We’re hoping this summer if we have a mild summer when it’s all over that we might be able to build up some of that storage capacity.
KEENAN: Do you see the potential of a crisis kind of like the California energy crisis of a couple years ago?
ABRAHAM: No, it isn’t something that’s going to lead to blackouts, in our judgment. It could lead to considerably higher prices this winter, especially if the weather got excessively cold, and so that’s why we want to try to do a good job of conservation and energy efficiency in the meantime.
KEENAN: But is this more of a supply issue or a demand issue? There’s no shortage of natural gas in the world, is there?
ABRAHAM: Well, our challenge as a country is this: We’ve been increasing our use of natural gas, and the demand continues to go up. We haven’t built new nuclear power plants, coal has not been growing as a share of energy production, and so a lot of the focus has been and the demand increase has been on gas.
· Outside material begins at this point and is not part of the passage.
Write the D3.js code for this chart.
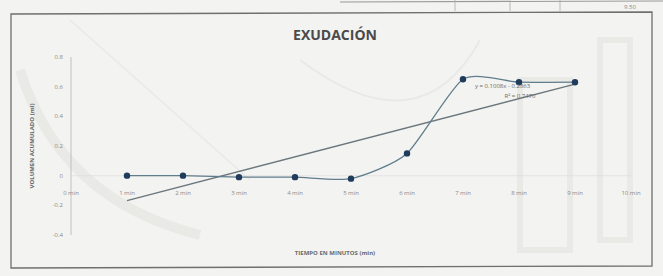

The United States has a lot of product here at home, but we’re working our way through it, and so we’re now more dependent on imports, and one of the things both that Chairman Greenspan mentioned, which we’re going to be having a summit about in a couple of months, is how can we import more, how can we bring it in in liquid form and convert it, and we think that there are ways to do that.
But we want to make sure we have a lot of sources, not just our own production but also import potential.
KEENAN: I mean Africa is a huge source of this liquefied natural gas. There was an op-ed piece in The Wall Street Journal, Robert McFarland saying we should tap into Russia’s natural gas reserves.
KEENAN: Will that help to ease the crisis?
ABRAHAM: Well, there’s a lot of great sources in the world from the Middle East to Africa to Russia to South America. The question is: How do you get it here and how do you receive it? To go over the ocean, it has to be in liquid form.
KEENAN: That adds a lot to the costs.
ABRAHAM: Right. We also then have to be able to receive it. Right now, we only have three operating liquefied natural gas receiving facilities. We need to build more, and it’s a safe way to go, and it’s one that will afford us more flexibility in the future.
KEENAN: And, hopefully, make us be able to afford our natural gas.
ABRAHAM: Well, we need it for energy security, obviously.
KEENAN: All right. Thanks for joining us today.
ABRAHAM: Thanks, Terry.
KEENAN: Appreciate it. Energy Secretary Spencer Abraham.